Task: Write out each line in which the string "React" is present.

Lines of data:
══════

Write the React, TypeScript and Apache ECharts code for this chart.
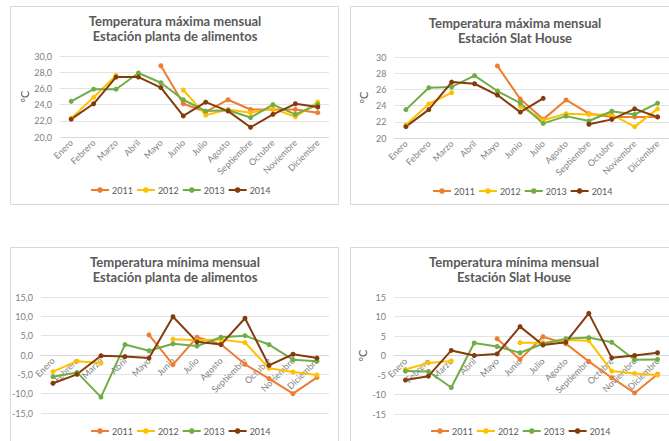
import React, { useEffect, useRef } from "react";
import * as echarts from "echarts";

const months = ["Enero", "Febrero", "Marzo", "Abril", "Mayo", "Junio", "Julio", "Agosto", "Septiembre", "Octubre", "Noviembre", "Diciembre"];
const years = ["2011", "2012", "2013", "2014"];
const colors = ["#ED7D31", "#FFC000", "#70AD47", "#843C0C"];

const maxPlanta2011 = [null, null, null, null, 28.8, 24.1, 23.1, 24.6, 23.4, 23.4, 23.4, 23.0];
const maxPlanta2012 = [22.3, 24.9, 27.6, null, null, 25.8, 22.7, 23.4, 23.0, 23.5, 22.5, 24.3];
const maxPlanta2013 = [24.4, 25.9, 25.9, 27.9, 26.7, 24.6, 23.2, 23.3, 22.4, 24.0, 22.8, 24.0];
const maxPlanta2014 = [22.2, 24.1, 27.4, 27.4, 26.1, 22.6, 24.3, 23.2, 21.2, 22.8, 24.1, 23.7];

const maxSlat2011 = [null, null, null, null, 28.9, 24.8, 22.3, 24.7, 23.0, 22.6, 22.6, 22.6];
const maxSlat2012 = [21.6, 24.2, 25.6, null, null, 23.9, 22.2, 23.0, 22.9, 22.9, 21.4, 23.6];
const maxSlat2013 = [23.5, 26.2, 26.3, 27.7, 25.8, 24.3, 21.8, 22.7, 22.1, 23.3, 22.9, 24.3];
const maxSlat2014 = [21.4, 23.5, 26.9, 26.7, 25.3, 23.2, 24.9, null, 21.7, 22.3, 23.6, 22.6];

const minPlanta2011 = [null, null, null, null, 5.2, -2.5, 4.6, 2.8, -2.4, -6.1, -10.0, -5.8];
const minPlanta2012 = [-4.3, -1.6, -2.1, null, null, 4.1, 3.8, 4.0, 3.2, -3.4, -4.4, -5.2];
const minPlanta2013 = [-5.6, -4.5, -10.9, 2.7, 1.1, 2.9, 2.3, 4.6, 5.0, 2.7, -1.2, -1.6];
const minPlanta2014 = [-7.3, -5.0, -0.2, -0.4, -0.8, 9.9, 3.4, 2.7, 9.5, -2.7, 0.2, -0.8];

const minSlat2011 = [null, null, null, null, 4.3, -1.0, 4.8, 3.0, -1.5, -5.7, -9.6, -4.8];
const minSlat2012 = [-3.6, -1.9, -1.4, null, null, 3.3, 3.3, 4.0, 3.8, -4.0, -4.6, -5.0];
const minSlat2013 = [-4.0, -4.1, -8.2, 3.2, 2.3, 0.7, 3.0, 4.3, 4.6, 3.4, -1.1, -1.0];
const minSlat2014 = [-6.3, -5.3, 1.3, 0.0, 0.4, 7.4, 2.7, 3.4, 10.8, -0.6, 0.0, 0.7];

const panelData = [
  [maxPlanta2011, maxPlanta2012, maxPlanta2013, maxPlanta2014],
  [maxSlat2011, maxSlat2012, maxSlat2013, maxSlat2014],
  [minPlanta2011, minPlanta2012, minPlanta2013, minPlanta2014],
  [minSlat2011, minSlat2012, minSlat2013, minSlat2014],
];

const titles = [
  "Temperatura máxima mensual\nEstación planta de alimentos",
  "Temperatura máxima mensual\nEstación Slat House",
  "Temperatura mínima mensual\nEstación planta de alimentos",
  "Temperatura mínima mensual\nEstación Slat House",
];

const FONT = "Lato, 'Open Sans', sans-serif";

export default function App() {
  const ref = useRef<HTMLDivElement>(null);
  useEffect(() => {
    if (!ref.current) return;
    const chart = echarts.init(ref.current, undefined, { renderer: "svg" });

    const grids = [
      { left: 60, top: 56, width: 269, height: 81 },
      { left: 394.5, top: 57, width: 275, height: 81 },
      { left: 41, top: 297, width: 288, height: 116 },
      { left: 394, top: 297, width: 275, height: 117 },
    ];
    const titlePos = [
      { x: 175, y: 13 },
      { x: 515, y: 15 },
      { x: 175, y: 254 },
      { x: 514, y: 254 },
    ];
    const legendPos = [
      { x: 90, y: 185.5 },
      { x: 432, y: 186.5 },
      { x: 90, y: 426.5 },
      { x: 430, y: 426.5 },
    ];
    const yCfg = [
      { min: 20, max: 30, interval: 2, dec: true, name: "ºC", gap: 29 },
      { min: 20, max: 30, interval: 2, dec: false, name: "ºC", gap: 26 },
      { min: -15, max: 15, interval: 5, dec: true, name: "", gap: 0 },
      { min: -15, max: 15, interval: 5, dec: false, name: "ºC", gap: 26 },
    ];
    const xOffset = [0, 0, -58, -58.5];

    const series: any[] = [];
    panelData.forEach((arrs, p) => {
      arrs.forEach((d, i) => {
        series.push({
          type: "line",
          name: years[i],
          xAxisIndex: p,
          yAxisIndex: p,
          data: d,
          symbol: "circle",
          symbolSize: 5,
          lineStyle: { width: 2, color: colors[i] },
          itemStyle: { color: colors[i] },
          connectNulls: false,
        });
      });
    });

    const option: any = {
      animation: false,
      color: colors,
      title: titles.map((t, p) => ({
        text: t,
        left: titlePos[p].x,
        top: titlePos[p].y,
        padding: 0,
        textAlign: "center",
        textStyle: { fontFamily: FONT, fontSize: 13, fontWeight: "bold", color: "#595959", lineHeight: 15 },
      })),
      legend: legendPos.map((lp) => ({
        data: years,
        left: lp.x,
        top: lp.y,
        padding: 0,
        itemWidth: 18,
        itemHeight: 7,
        itemGap: 3,
        textStyle: { fontFamily: FONT, fontSize: 9, color: "#595959", padding: [0, 0, 0, -2] },
      })),
      grid: grids,
      xAxis: grids.map((_, p) => ({
        type: "category",
        gridIndex: p,
        data: months,
        boundaryGap: true,
        position: "bottom",
        offset: xOffset[p],
        axisLine: { show: true, onZero: false, lineStyle: { color: "#D9D9D9" } },
        axisTick: { show: false },
        axisLabel: {
          rotate: 45,
          interval: 0,
          margin: 4,
          fontFamily: FONT,
          fontSize: 9,
          color: "#7F7F7F",
        },
      })),
      yAxis: yCfg.map((c, p) => ({
        type: "value",
        gridIndex: p,
        min: c.min,
        max: c.max,
        interval: c.interval,
        name: c.name,
        nameLocation: "middle",
        nameGap: c.gap,
        nameRotate: 90,
        nameTextStyle: { fontFamily: FONT, fontSize: 11, color: "#595959" },
        axisLine: { show: false },
        axisTick: { show: false },
        splitLine: { lineStyle: { color: "#E3E3E3" } },
        axisLabel: {
          fontFamily: FONT,
          fontSize: 9,
          color: "#808080",
          margin: 8,
          formatter: (v: number) => (c.dec ? v.toFixed(1).replace(".", ",") : String(v)),
        },
      })),
      graphic: [
        { type: "rect", shape: { x: 10.5, y: 6.5, width: 328, height: 198 }, style: { fill: "none", stroke: "#D9D9D9", lineWidth: 1 } },
        { type: "rect", shape: { x: 350.5, y: 6.5, width: 330, height: 198 }, style: { fill: "none", stroke: "#D9D9D9", lineWidth: 1 } },
        { type: "rect", shape: { x: 10.5, y: 247.5, width: 328, height: 210 }, style: { fill: "none", stroke: "#D9D9D9", lineWidth: 1 } },
        { type: "rect", shape: { x: 350.5, y: 247.5, width: 330, height: 210 }, style: { fill: "none", stroke: "#D9D9D9", lineWidth: 1 } },
      ],
      series,
    };
    chart.setOption(option);
    return () => chart.dispose();
  }, []);
  return (
    <div
      ref={ref}
      style={{ position: "fixed", left: 0, top: 0, width: 669, height: 441, background: "#fff" }}
    />
  );
}
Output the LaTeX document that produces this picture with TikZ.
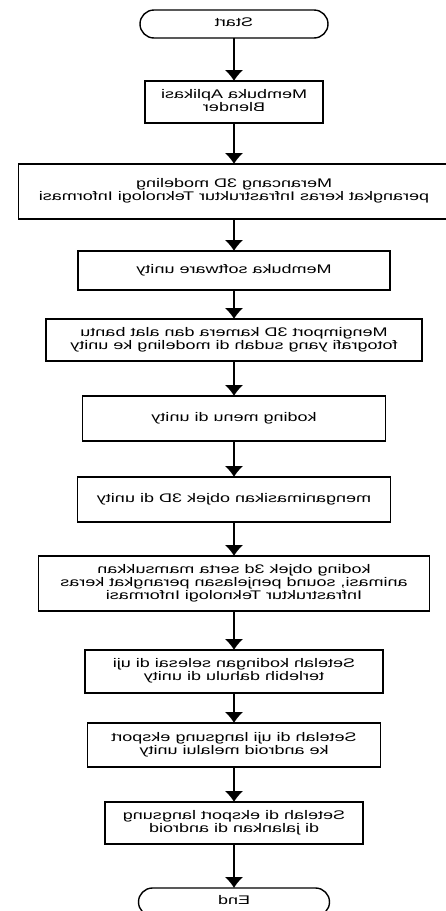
\documentclass[tikz,border=0pt]{standalone}
\usepackage{fontspec}
\setmainfont{Liberation Sans}
\usepackage{graphicx}
\usetikzlibrary{shapes, arrows.meta, positioning}

% mirrored, widened text as in the scan
\newcommand{\flip}[1]{\scalebox{-1.44}[1]{\begin{tabular}{@{}c@{}}#1\end{tabular}}}

\begin{document}
\begin{tikzpicture}[
    x=1pt, y=1pt,
    font=\fontsize{12.5}{13}\selectfont,
    process/.style={draw, line width=1.6pt, rectangle, inner sep=0pt, outer sep=0pt, minimum height=#1},
    process/.default=42pt,
    terminal/.style={draw, line width=1.4pt, rectangle, rounded corners=14pt, inner sep=0pt, outer sep=0pt, minimum width=188pt, minimum height=28pt},
    arrow/.style={-{Latex[length=11pt, width=19pt]}, line width=1.8pt}
]
    \useasboundingbox (0,0) rectangle (446,-911);

    % Steps
    \node[terminal] (start) at (234,-24) {\flip{Start}};
    \node[process, minimum width=178pt, below=43pt of start] (blender) {\flip{Membuka Aplikasi\\Blender}};
    \node[process=55pt, minimum width=431pt, below=41pt of blender] (modeling) {\flip{Merancang 3D modeling\\perangkat keras Infrastruktur Teknologi Informasi}};
    \node[process=39pt, minimum width=312pt, below=32pt of modeling] (unity) {\flip{Membuka software unity}};
    \node[process, minimum width=376pt, below=29pt of unity] (import) {\flip{Mengimport 3D kamera dan alat bantu\\fotografi yang sudah di modeling ke unity}};
    \node[process=45pt, minimum width=303pt, below=35pt of import] (menu) {\flip{koding menu di unity}};
    \node[process=45pt, minimum width=313pt, below=36pt of menu] (animasi) {\flip{menganimasikan objek 3D di unity}};
    \node[process=55pt, minimum width=391pt, below=34pt of animasi] (objek) {\flip{koding objek 3d serta mamsukkan\\animasi, sound penjelasan perangkat keras\\Infrastruktur Teknologi Informasi}};
    \node[process=43pt, minimum width=298pt, below=39pt of objek] (uji) {\flip{Setelah kodingan selesai di uji\\terlebih dahulu di unity}};
    \node[process=44pt, minimum width=293pt, below=30pt of uji] (eksport) {\flip{Setelah di uji langsung eksport\\ke android melalui unity}};
    \node[process=42pt, minimum width=258pt, below=35pt of eksport] (android) {\flip{Setelah di eksport langsung\\di jalankan di android}};
    \node[terminal, minimum width=191pt, below=44pt of android] (end) {\flip{End}};

    % Flow
    \draw[arrow] (start) -- (blender);
    \draw[arrow] (blender) -- (modeling);
    \draw[arrow] (modeling) -- (unity);
    \draw[arrow] (unity) -- (import);
    \draw[arrow] (import) -- (menu);
    \draw[arrow] (menu) -- (animasi);
    \draw[arrow] (animasi) -- (objek);
    \draw[arrow] (objek) -- (uji);
    \draw[arrow] (uji) -- (eksport);
    \draw[arrow] (eksport) -- (android);
    \draw[arrow] (android) -- (end);

\end{tikzpicture}
\end{document}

══════

In response:
Write the React, TypeScript and Apache ECharts code for this chart.
import React, { useEffect, useRef } from "react";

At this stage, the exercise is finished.